=== Data extract ===
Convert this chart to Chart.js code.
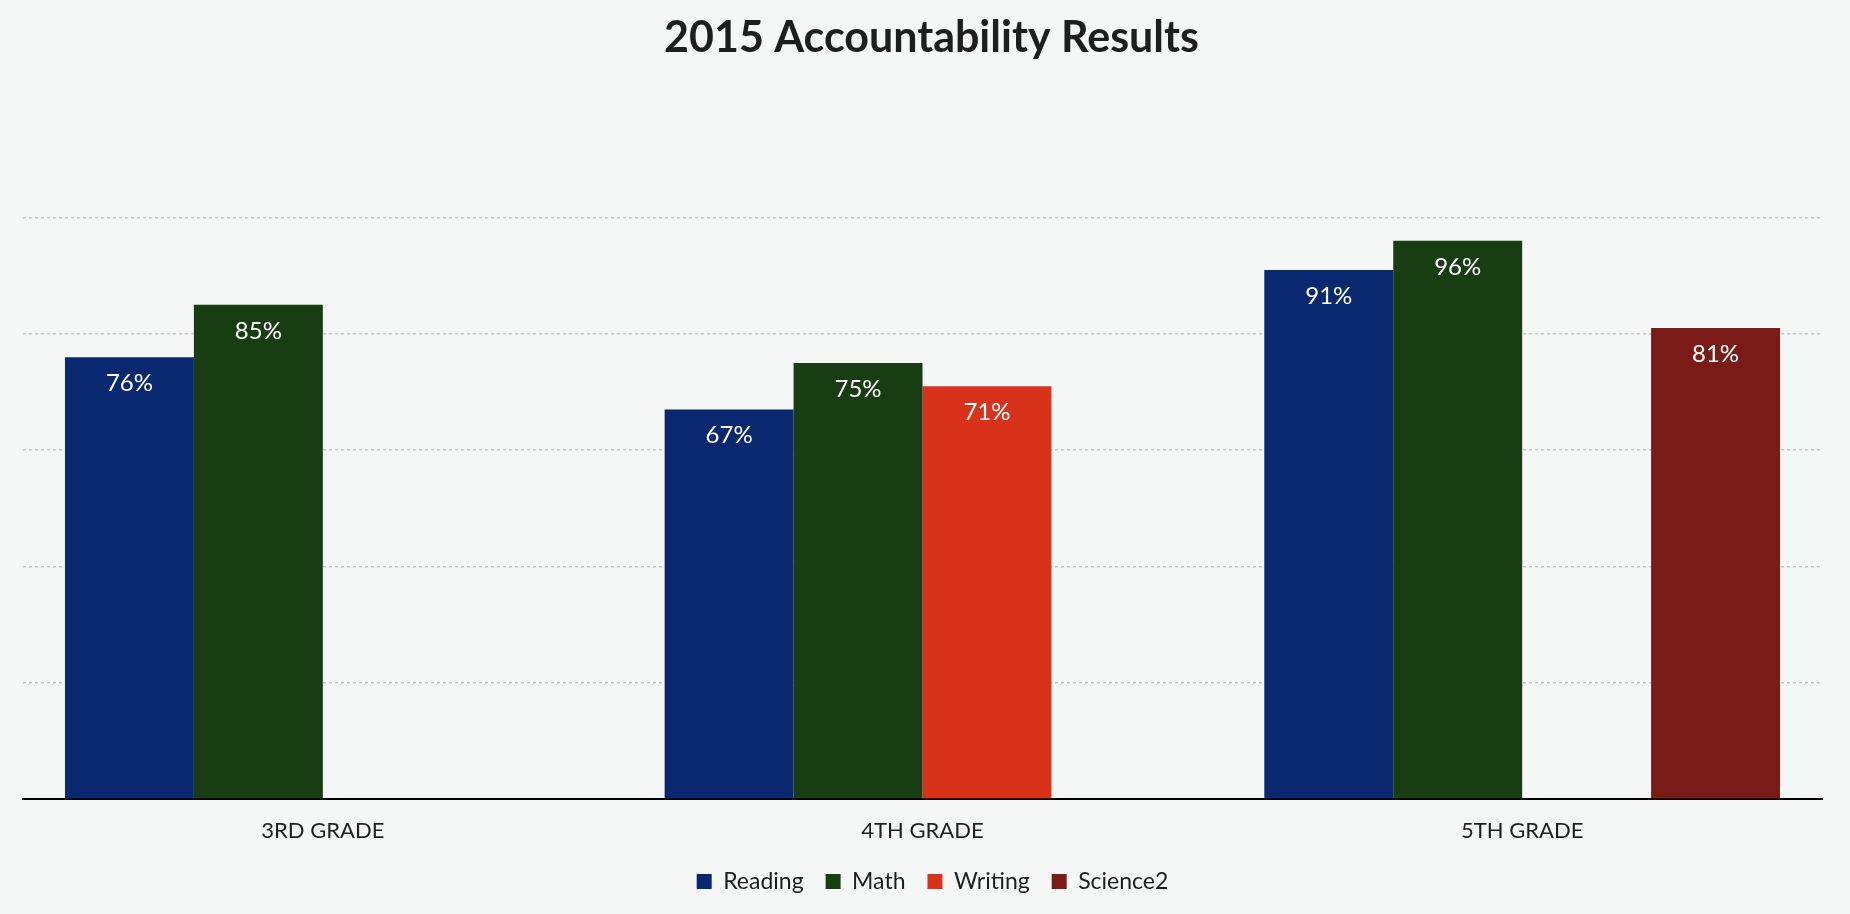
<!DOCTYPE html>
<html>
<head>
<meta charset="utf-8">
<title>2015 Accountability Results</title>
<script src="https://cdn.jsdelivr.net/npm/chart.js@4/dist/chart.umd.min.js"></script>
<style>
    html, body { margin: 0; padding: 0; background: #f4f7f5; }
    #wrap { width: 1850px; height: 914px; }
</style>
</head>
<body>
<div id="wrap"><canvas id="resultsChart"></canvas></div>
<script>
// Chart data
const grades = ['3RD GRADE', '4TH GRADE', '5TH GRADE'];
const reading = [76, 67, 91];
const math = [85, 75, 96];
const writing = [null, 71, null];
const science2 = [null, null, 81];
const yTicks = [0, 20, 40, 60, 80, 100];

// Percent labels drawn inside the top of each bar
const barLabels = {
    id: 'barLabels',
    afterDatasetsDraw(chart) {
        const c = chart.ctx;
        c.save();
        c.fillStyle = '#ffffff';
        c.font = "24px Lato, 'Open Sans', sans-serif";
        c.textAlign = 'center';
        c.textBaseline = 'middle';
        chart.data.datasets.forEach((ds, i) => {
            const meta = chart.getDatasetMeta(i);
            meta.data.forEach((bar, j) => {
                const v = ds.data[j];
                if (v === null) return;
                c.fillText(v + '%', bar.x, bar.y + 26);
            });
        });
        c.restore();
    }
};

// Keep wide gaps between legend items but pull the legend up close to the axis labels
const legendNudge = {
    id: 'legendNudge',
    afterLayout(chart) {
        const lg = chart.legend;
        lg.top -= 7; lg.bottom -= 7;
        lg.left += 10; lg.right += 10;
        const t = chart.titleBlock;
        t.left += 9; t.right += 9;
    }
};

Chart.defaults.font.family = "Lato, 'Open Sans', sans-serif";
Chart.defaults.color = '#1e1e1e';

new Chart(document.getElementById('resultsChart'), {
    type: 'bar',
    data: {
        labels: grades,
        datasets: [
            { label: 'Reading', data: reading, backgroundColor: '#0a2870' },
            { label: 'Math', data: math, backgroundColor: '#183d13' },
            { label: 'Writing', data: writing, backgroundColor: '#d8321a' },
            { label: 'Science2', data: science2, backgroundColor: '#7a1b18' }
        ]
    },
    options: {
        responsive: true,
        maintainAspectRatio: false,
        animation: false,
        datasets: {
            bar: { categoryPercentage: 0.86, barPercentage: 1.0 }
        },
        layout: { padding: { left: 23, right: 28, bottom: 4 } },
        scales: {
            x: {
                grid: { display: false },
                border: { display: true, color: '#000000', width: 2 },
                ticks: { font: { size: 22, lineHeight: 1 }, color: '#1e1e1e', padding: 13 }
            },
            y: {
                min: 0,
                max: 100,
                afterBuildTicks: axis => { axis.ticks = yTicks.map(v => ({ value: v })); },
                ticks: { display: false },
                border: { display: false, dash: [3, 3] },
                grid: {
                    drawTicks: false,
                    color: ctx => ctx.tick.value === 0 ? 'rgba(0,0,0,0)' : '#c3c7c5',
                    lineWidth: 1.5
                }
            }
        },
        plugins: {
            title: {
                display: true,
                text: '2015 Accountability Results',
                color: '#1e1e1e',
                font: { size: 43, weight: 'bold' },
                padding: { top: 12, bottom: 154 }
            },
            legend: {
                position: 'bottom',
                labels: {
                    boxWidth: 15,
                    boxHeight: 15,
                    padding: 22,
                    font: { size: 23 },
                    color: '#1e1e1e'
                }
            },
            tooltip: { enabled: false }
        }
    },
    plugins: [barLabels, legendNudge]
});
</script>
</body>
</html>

=== Exercise prompt ===
Reproduce exactly the run of lines that opens the listing and closes with the line holding "const yTicks = [0, 20, 40, 60, 80, 100];". Pictures are excluded.

=== Solution ===
Convert this chart to Chart.js code.
<!DOCTYPE html>
<html>
<head>
<meta charset="utf-8">
<title>2015 Accountability Results</title>
<script src="https://cdn.jsdelivr.net/npm/chart.js@4/dist/chart.umd.min.js"></script>
<style>
    html, body { margin: 0; padding: 0; background: #f4f7f5; }
    #wrap { width: 1850px; height: 914px; }
</style>
</head>
<body>
<div id="wrap"><canvas id="resultsChart"></canvas></div>
<script>
// Chart data
const grades = ['3RD GRADE', '4TH GRADE', '5TH GRADE'];
const reading = [76, 67, 91];
const math = [85, 75, 96];
const writing = [null, 71, null];
const science2 = [null, null, 81];
const yTicks = [0, 20, 40, 60, 80, 100];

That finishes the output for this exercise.